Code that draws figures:
* start *

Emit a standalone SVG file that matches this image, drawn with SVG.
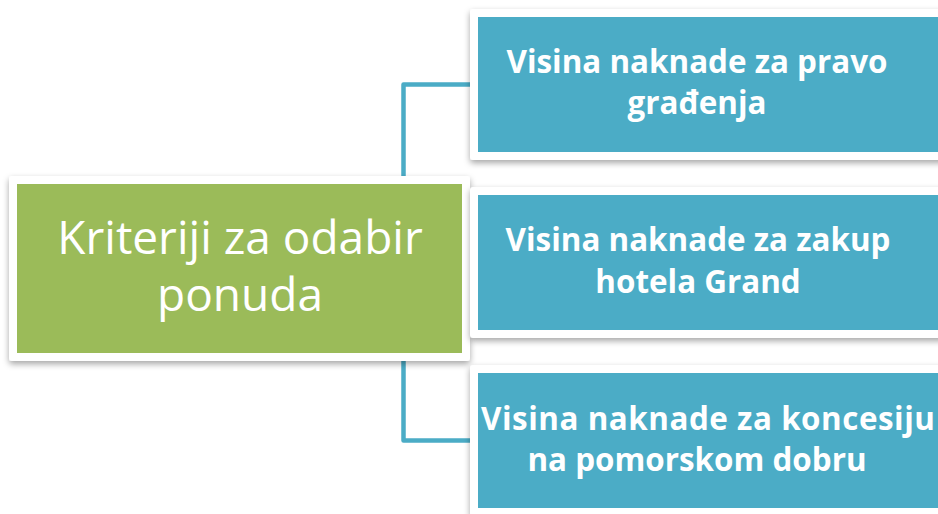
<svg xmlns="http://www.w3.org/2000/svg" width="938" height="514" viewBox="0 0 938 514">
<defs>
<filter id="sh" x="-10%" y="-10%" width="120%" height="130%">
<feDropShadow dx="0" dy="3" stdDeviation="3" flood-color="#000" flood-opacity="0.35"/>
</filter>
</defs>
<style>
.frame{fill:#ffffff;filter:url(#sh);}
.green{fill:#9BBB59;}
.blue{fill:#4BACC6;}
.conn{fill:none;stroke:#4BACC6;stroke-width:4.5;stroke-linejoin:round;}
.t1{font-family:"Open Sans",sans-serif;font-size:46px;fill:#ffffff;text-anchor:middle;}
.t2{font-family:"Open Sans",sans-serif;font-weight:bold;font-size:31.4px;fill:#ffffff;text-anchor:middle;}
</style>
<rect width="938" height="514" fill="#ffffff"/>
<g id="connectors">
<path class="conn" d="M472,84.5 H403.5 V440.5 H472"/>
<path class="conn" d="M403.5,262.5 H472"/>
</g>
<g id="node-root">
<rect class="frame" x="9" y="176" width="461" height="185" rx="3"/>
<rect class="green" x="17" y="184" width="445" height="169"/>
<text class="t1" x="240" y="254">Kriteriji za odabir</text>
<text class="t1" x="240" y="311">ponuda</text>
</g>
<g id="node-1">
<rect class="frame" x="470" y="9" width="480" height="151" rx="3"/>
<rect class="blue" x="478" y="17" width="470" height="135"/>
<text class="t2" x="697" y="73">Visina naknade za pravo</text>
<text class="t2" x="697" y="114">građenja</text>
</g>
<g id="node-2">
<rect class="frame" x="470" y="187" width="480" height="151" rx="3"/>
<rect class="blue" x="478" y="195" width="470" height="135"/>
<text class="t2" x="698" y="251">Visina naknade za zakup</text>
<text class="t2" x="698" y="293">hotela Grand</text>
</g>
<g id="node-3">
<rect class="frame" x="470" y="365" width="480" height="151" rx="3"/>
<rect class="blue" x="478" y="373" width="470" height="135"/>
<text class="t2" x="481" y="430" style="text-anchor:start" textLength="454" lengthAdjust="spacing">Visina naknade za koncesiju</text>
<text class="t2" x="697" y="471">na pomorskom dobru</text>
</g>
</svg>
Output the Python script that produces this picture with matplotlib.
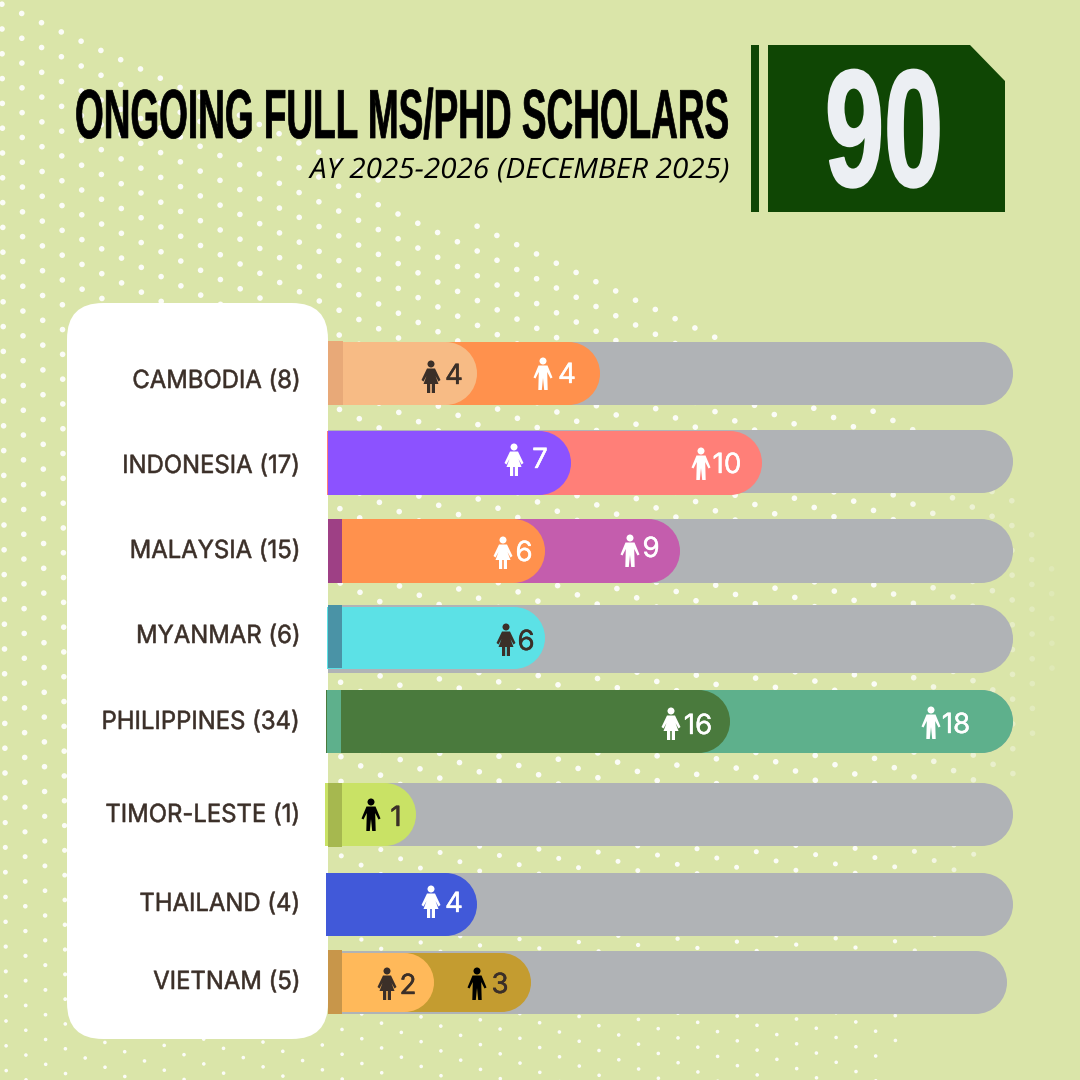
import numpy as np
import matplotlib
matplotlib.use("Agg")
import matplotlib.pyplot as plt
import matplotlib.patheffects as pe
from matplotlib.path import Path
from matplotlib.patches import PathPatch, Polygon, Circle, FancyBboxPatch, Rectangle
from matplotlib.transforms import Affine2D

# data
countries = ["CAMBODIA", "INDONESIA", "MALAYSIA", "MYANMAR", "PHILIPPINES", "TIMOR-LESTE", "THAILAND", "VIETNAM"]
first_counts = [4, 7, 6, 6, 16, 1, 4, 2]
second_counts = [4, 10, 9, 0, 18, 0, 0, 3]
first_gender = ["F", "F", "F", "F", "F", "M", "F", "F"]
second_gender = ["M", "M", "M", "M", "M", "M", "M", "M"]
title = "ONGOING FULL MS/PHD SCHOLARS"
subtitle = "AY 2025-2026 (DECEMBER 2025)"

# bar lengths in the picture are not proportional, so the x axis gets its own scale
scale_counts = np.array([0, 1, 2, 4, 5, 6, 7, 8, 15, 16, 17, 34])
scale_px = np.array([327, 416, 434, 477, 531, 545, 571, 600, 680, 730, 762, 1013])

# colours
BG = "#DAE5A9"
GRAY = "#B0B3B6"
DARK = "#3B2F28"
first_colors = ["#F7BB85", "#8C52FF", "#FF914D", "#5CE1E6", "#4A7A3D", "#C9E265", "#4159D9", "#FFB95A"]
second_colors = ["#FF914D", "#FF7F78", "#C45DAD", None, "#5EB08C", None, None, "#C49C30"]
strip_colors = ["#E8A978", "#FF7F78", "#9E4085", "#4A93A6", "#5EB08C", "#A6B84F", None, "#C8964A"]
first_icon_colors = [DARK, "white", "white", DARK, "white", "black", "white", DARK]
second_icon_colors = ["white", "white", "white", None, "white", None, None, "black"]
first_text_colors = [DARK, "white", "white", DARK, "white", DARK, "white", DARK]
second_text_colors = ["white", "white", "white", None, "white", None, None, DARK]

# layout, pixels from top left
track_top = [342, 430, 519, 605, 690, 783, 873, 951]
track_bot = [405, 493, 583, 673, 753, 846, 936, 1014]
track_end = [1013, 1013, 1013, 1013, 1013, 1013, 1013, 1007]
fill_top = [342, 431, 519, 607, 690, 783, 873, 953]
fill_bot = [405, 495, 583, 669, 753, 846, 936, 1012]
fill_left = [328, 327, 328, 327, 326, 325, 326, 328]
strip_left = [328, 327, 328, 328, 327, 328, 328, 328]
strip_right = [343, 328, 342, 342, 341, 342, 328, 342]
strip_top = [341, 431, 519, 605, 690, 783, 873, 950]
strip_bot = [405, 495, 583, 668, 753, 847, 936, 1014]
label_base = [388, 473, 558, 643, 729, 822, 911, 989]
first_icon_gap = [46, 57, 42, 39, 59, 45, 46, 47]
first_text_gap = [23, 31, 21, 19, 32, 20, 23, 26]
second_icon_gap = [57, 61, 50, 0, 82, 0, 0, 54]
second_text_gap = [33, 35, 29, 0, 57, 0, 0, 31]
first_icon_y = [377, 460, 553, 640, 724, 815, 902, 984]
first_text_y = [374, 458, 551, 640, 724, 816, 902, 984]
second_icon_y = [374, 464, 551, 0, 723, 0, 0, 984]
second_text_y = [373, 463, 547, 0, 723, 0, 0, 983]

plt.rcParams["font.family"] = ["Inter", "DejaVu Sans"]
COND = ["Liberation Sans", "DejaVu Sans"]
SUB = ["Open Sans", "DejaVu Sans"]

fig = plt.figure(figsize=(10.8, 10.8), dpi=100, facecolor=BG)
renderer = fig.canvas.get_renderer()
ax_px = fig.add_axes([0, 0, 1, 1], zorder=0)
ax_px.set_xlim(0, 1080)
ax_px.set_ylim(1080, 0)
ax_px.axis("off")

ax = fig.add_axes([327 / 1080, 0, (1013 - 327) / 1080, 1], zorder=1)
ax.set_xscale("function", functions=(lambda v: np.interp(v, scale_counts, scale_px),
                                     lambda v: np.interp(v, scale_px, scale_counts)))
ax.set_xlim(0, 34)
ax.set_ylim(1080, 0)
ax.axis("off")
ax.patch.set_alpha(0)


class Stretch(pe.AbstractPathEffect):
    # no condensed font here, so the glyphs get squeezed and thickened when drawn
    def __init__(self, x, y, sx, sy=1.0, lw=0.0):
        super().__init__()
        self.x, self.y, self.sx, self.sy, self.lw = x, 1080 - y, sx, sy, lw

    def draw_path(self, renderer, gc, tpath, affine, rgbFace=None):
        tr = affine + Affine2D().translate(-self.x, -self.y).scale(self.sx, self.sy).translate(self.x, self.y)
        gc0 = renderer.new_gc()
        gc0.copy_properties(gc)
        if self.lw > 0:
            gc0.set_foreground(rgbFace)
            gc0.set_linewidth(self.lw)
        else:
            gc0.set_linewidth(0)
        renderer.draw_path(gc0, tpath, tr, rgbFace)
        gc0.restore()


def fit_text(x, y, s, width, height_scale=1.0, lw=0.0, **kw):
    # x,y is the anchor on the baseline, width the wanted width in pixels
    t = ax_px.text(x, y, s, va="baseline", **kw)
    natural = t.get_window_extent(renderer).width
    t.set_path_effects([Stretch(x, y, width / natural, height_scale, lw)])
    return t


def count_px(v):
    return ax.transData.transform((v, 0))[0]


def capsule(target, x0, x1, top, bot, color, z):
    # square on the left, half round on the right
    r = (bot - top) / 2
    k = 0.5523 * r
    mid = (top + bot) / 2
    verts = [(x0, top), (x1 - r, top), (x1 - r + k, top), (x1, mid - k), (x1, mid),
             (x1, mid + k), (x1 - r + k, bot), (x1 - r, bot), (x0, bot), (x0, top)]
    codes = [Path.MOVETO, Path.LINETO, Path.CURVE4, Path.CURVE4, Path.CURVE4,
             Path.CURVE4, Path.CURVE4, Path.CURVE4, Path.LINETO, Path.CLOSEPOLY]
    target.add_patch(PathPatch(Path(verts, codes), fc=color, ec="none", zorder=z,
                               transform=ax_px.transData, clip_on=False))


MALE = [(-4.5, -8.5), (4.5, -8.5), (9.5, 3.5), (7.5, 4.5), (4.2, -2), (4.7, 16), (1.2, 16), (0, 4), (-1.2, 16),
        (-4.7, 16), (-4.2, -2), (-7.5, 4.5), (-9.5, 3.5)]
FEMALE = [(-4, -8.5), (4, -8.5), (9.5, 3), (7.5, 4.5), (4.5, -1), (7.5, 7), (4, 7), (4, 16), (0.8, 16),
          (0.8, 7), (-0.8, 7), (-0.8, 16), (-4, 16), (-4, 7), (-7.5, 7), (-4.5, -1), (-7.5, 4.5), (-9.5, 3)]


def person(cx, cy, gender, color):
    shape = MALE if gender == "M" else FEMALE
    pts = [(cx + a, cy + b) for a, b in shape]
    ax.add_patch(Polygon(pts, closed=True, fc=color, ec="none", zorder=8,
                         transform=ax_px.transData, clip_on=False))
    ax.add_patch(Circle((cx, cy - 13), 3.5, fc=color, ec="none", zorder=8,
                        transform=ax_px.transData, clip_on=False))


# halftone dots behind everything
blob = Path([(-5, -5), (21, 8), (180, 82), (440, 210), (616, 282), (716, 332), (840, 385), (940, 425),
             (1010, 490), (1065, 570), (1065, 660), (1010, 790), (965, 870), (905, 1020), (875, 1085),
             (-5, 1085)])
ii, jj = np.meshgrid(np.arange(-60, 60), np.arange(-60, 80))
dot_x = 2 + 19.8 * ii + 0.1 * jj
dot_y = 29 + 9.25 * ii + 24.8 * jj
keep = blob.contains_points(np.c_[dot_x.ravel(), dot_y.ravel()])
dot_x = dot_x.ravel()[keep]
dot_y = dot_y.ravel()[keep]
dot_d = 5.6 - 2.0 * np.clip((dot_y - 780) / 250, 0, 1)
dot_a = 0.92 - 0.8 * np.clip((dot_x - 880) / 180, 0, 1)
dot_col = np.ones((len(dot_x), 4))
dot_col[:, 3] = dot_a
ax_px.scatter(dot_x, dot_y, s=(dot_d * 0.72) ** 2, c=dot_col, linewidths=0, zorder=1)

# header
fit_text(75, 138, title, 653, height_scale=50 / 30, lw=0.5, family=COND, weight="bold", fontsize=30,
         color="black", ha="left", zorder=3)
fit_text(728, 178, subtitle, 418, family=SUB, style="italic", fontsize=20.2, color="black", ha="right", zorder=3)
ax_px.add_patch(Rectangle((751, 45), 8, 167, fc="#0F4604", ec="none", zorder=3))
ax_px.add_patch(Polygon([(768, 45), (970, 45), (1005, 81), (1005, 212), (768, 212)], closed=True,
                        fc="#0F4604", ec="none", zorder=3))
total = sum(first_counts) + sum(second_counts)
fit_text(884, 186, str(total), 118, height_scale=120 / 60, lw=1.5, family=COND, weight="bold", fontsize=60,
         color="#ECEFF3", ha="center", zorder=4)

# white panel with the country names
ax_px.add_patch(FancyBboxPatch((67 + 36, 303 + 36), 261 - 72, 736 - 72, boxstyle="round,pad=36",
                               fc="white", ec="none", zorder=2))

for i, name in enumerate(countries):
    n1 = first_counts[i]
    n2 = second_counts[i]
    label = ax_px.text(301, label_base[i], f"{name} ({n1 + n2})", fontsize=18, color=DARK,
                       ha="right", va="baseline", zorder=5)
    label.set_path_effects([Stretch(301, label_base[i], 0.955, 1.0, 0.4)])

    capsule(ax_px, 328, track_end[i], track_top[i], track_bot[i], GRAY, 3)

    end1 = count_px(n1)
    end2 = count_px(n1 + n2)
    if n2 > 0:
        capsule(ax, fill_left[i], end2, fill_top[i], fill_bot[i], second_colors[i], 4)
    capsule(ax, fill_left[i], end1, fill_top[i], fill_bot[i], first_colors[i], 5)

    if strip_colors[i] is not None and strip_right[i] > strip_left[i]:
        ax.add_patch(Rectangle((strip_left[i], strip_top[i]), strip_right[i] - strip_left[i],
                               strip_bot[i] - strip_top[i], fc=strip_colors[i], ec="none", zorder=6,
                               transform=ax_px.transData, clip_on=False))

    person(end1 - first_icon_gap[i], first_icon_y[i], first_gender[i], first_icon_colors[i])
    num = ax.text(end1 - first_text_gap[i], first_text_y[i] + 10, str(n1), fontsize=20, color=first_text_colors[i],
                  ha="center", va="baseline", zorder=8, transform=ax_px.transData)
    num.set_path_effects([pe.Stroke(linewidth=0.3, foreground=first_text_colors[i]), pe.Normal()])
    if n2 > 0:
        person(end2 - second_icon_gap[i], second_icon_y[i], second_gender[i], second_icon_colors[i])
        num = ax.text(end2 - second_text_gap[i], second_text_y[i] + 10, str(n2), fontsize=20, color=second_text_colors[i],
                      ha="center", va="baseline", zorder=8, transform=ax_px.transData)
        num.set_path_effects([pe.Stroke(linewidth=0.3, foreground=second_text_colors[i]), pe.Normal()])

fig.savefig("out.png", dpi=100, facecolor=BG)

* end *

OBJECTIVE
Leave the pictures out, then copy word for word only the lines from the one containing "Output the Python" through the one containing "from matplotlib.transforms import Affine2D", both included.

ANSWER FOR THE TASK
Output the Python script that produces this picture with matplotlib.
import numpy as np
import matplotlib
matplotlib.use("Agg")
import matplotlib.pyplot as plt
import matplotlib.patheffects as pe
from matplotlib.path import Path
from matplotlib.patches import PathPatch, Polygon, Circle, FancyBboxPatch, Rectangle
from matplotlib.transforms import Affine2D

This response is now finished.